Quand ce disque sort , cela fait bien vingt ans que la
critique démolit chaque nouvel album de Dylan. Si celle-ci a tout de même
daigné accorder au basement tapes son statut de classique, ce n’est que grâce
à la présence du band. Certains n’ont pas accepté de voir l’homme rejeter son
rôle de porte parole d’une génération hédoniste et pacifiste, et ce
ressentiment s’est déversé sur presque toute sa discographie post blonde on
blonde. Pour « blood on the track » , il n’ont pas osé , ses
mélodies étant trop pures et somptueuses pour permettre la moindre attaque
perfide.
Il faut comprendre que Dylan , comme Neil Young ou Johnny
Cash , fait parti d’une espèce d’artiste aujourd’hui disparue, celle qui
privilégie la liberté à la gloire. Alors oui , parfois , on se demande si il ne
donne pas le bâton pour se faire battre , self portrait restant un exemple
parfait de suicide artistique. Mais,
pour un self portrait, on pouvait se rassurer avec hard rain , nashville
skyline , ou l’honteusement sous estimé desire.
Lay ladie lay , Hurricane , et autres forever young
valait bien like a rolling stones ou ballad of a thin man. Mais on refusait de
le soulager de ce poids lié à son passé folk et électrique, au point que « all
along the watchtower » deviendra un hymne anti Vietnam, grâce au doigté divin d’Hendrix.
L’homme l’avait écrite pour déclarer son mépris du show business et des
parasites, tournant autour des idôles en pleine lumière, mais on y voyait
encore un descendant de « the time they are changing ».
Trop de personnes souhaitaient statufier ce visage orné de
lunettes noires , celui penché sur un piano pour en sortir les premières notes
de like a rolling stones. On en fit des posters psychédeliques et une œuvre d’art
publiée dans le magazine hippie Oz. Il lui faudra des années pour se débarrasser
de ce passé trop glorieux. A la limite , pour mettre fin au jugement injuste
imposé par les « discothèques rocks idéales » , qui fleurissent sur
les étagères des libraires, on conseillera de démarrer l’exploration du
répertoire Dylanien par ses disques plus controversés.

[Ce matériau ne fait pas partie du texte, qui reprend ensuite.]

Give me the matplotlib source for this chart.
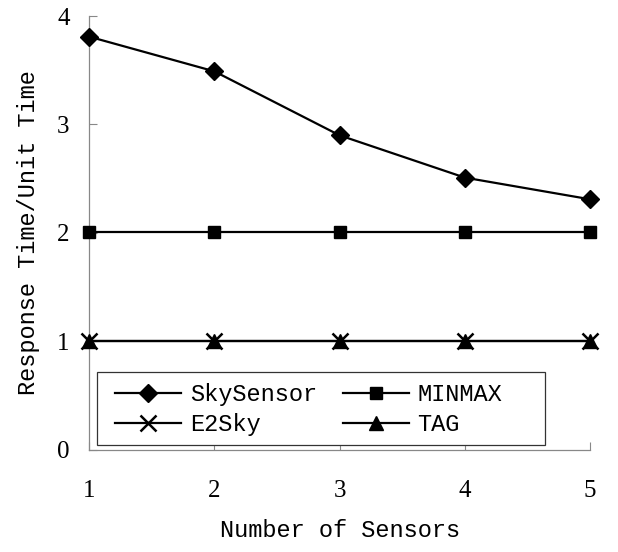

Mais le mal est fait , et personne ne soulignera que le
barde eut le mérite de simplifier le son de Knopfer sur « slow train coming »,
sa ferveur de premier communiant ne gommant pas la beauté de la plupart des
compositions. Nous étions néanmoins en 1979, année funeste annonçant une
décennie calamiteuse, et Dylan ne pouvait que continuer son long martyr
artistique.
Après avoir essuyé les plâtres pendant des années, il
souhaite même mettre fin à sa carrière, avant que Bono ne l’en dissuade. Alors
au sommet des charts avec son groupe, le chanteur lui propose de travailler
avec Daniel Lanois. Le producteur a travaillé avec Peter Gabriel , U2 , et
Brian Eno , et semble parfait pour réconcilier Dylan avec son époque.
Les sessions ce déroulent à la Nouvelle Orléans , et le
disque sort en 1989. Loin de lui imposer une production ultra moderne, l’homme
propose d’ajouter des dobros, de la steel guitare , et des percutions à l’attirail
folk du Zim. Mais c’est surtout sa voix qui fait l’objet d’un traitement
particulier , celle-ci planant au dessus du groupe comme une série de
déclarations angoissées.
Car Dylan ne sait plus où est sa place, et il parvient
enfin à l’exprimer froidement sur « what was if you wanted ». Cette fragilité,
alliée à la rigueur d’un orchestre plus conséquent, rapproche ses mélodies du
spleen Springsteenien , l’harmonica poignant qui clôt l’album rappelant
furieusement l’introduction de « the river » .
On retiendra aussi « political word » , qui ouvre les débats sur un rythme country agrémenté d’un riff stonien en diable. Dylan remet ça sur « everything is brocken » , dans un registre plus folk rock que n’aurait pas renier Mudcrutch , le dernier projet musical de Tom Petty. Le drame de Dylan restera que , malgré l’efficacité de ses titres plus rock , on retiendra toujours plus les récits de bardes habités comme « man in the long black coat » , ou les moment où il exprime son spleen avec une voix suivant une mélodie mélancolique. A ce titre , When the teardrops fall aurait presque des airs de « sad eyes lady of the lowland » , si le saxophone ne venait pas y ajouter un peu de chaleur. « ring them bells » vient plutôt renouer avec la douceur sombre de « blood on the track », la tristesse de l’amant déçu ayant laissé place aux hésitations d’un artiste qui veut encore croire en son avenir.
Ce n’est pas pour rien que cet album se nomme « oh
mercy » . L’homme a encaissé trop de coups et réclame grâce. Avec un
disque pareil, c’est plutôt un nouveau triomphe qui l’attend.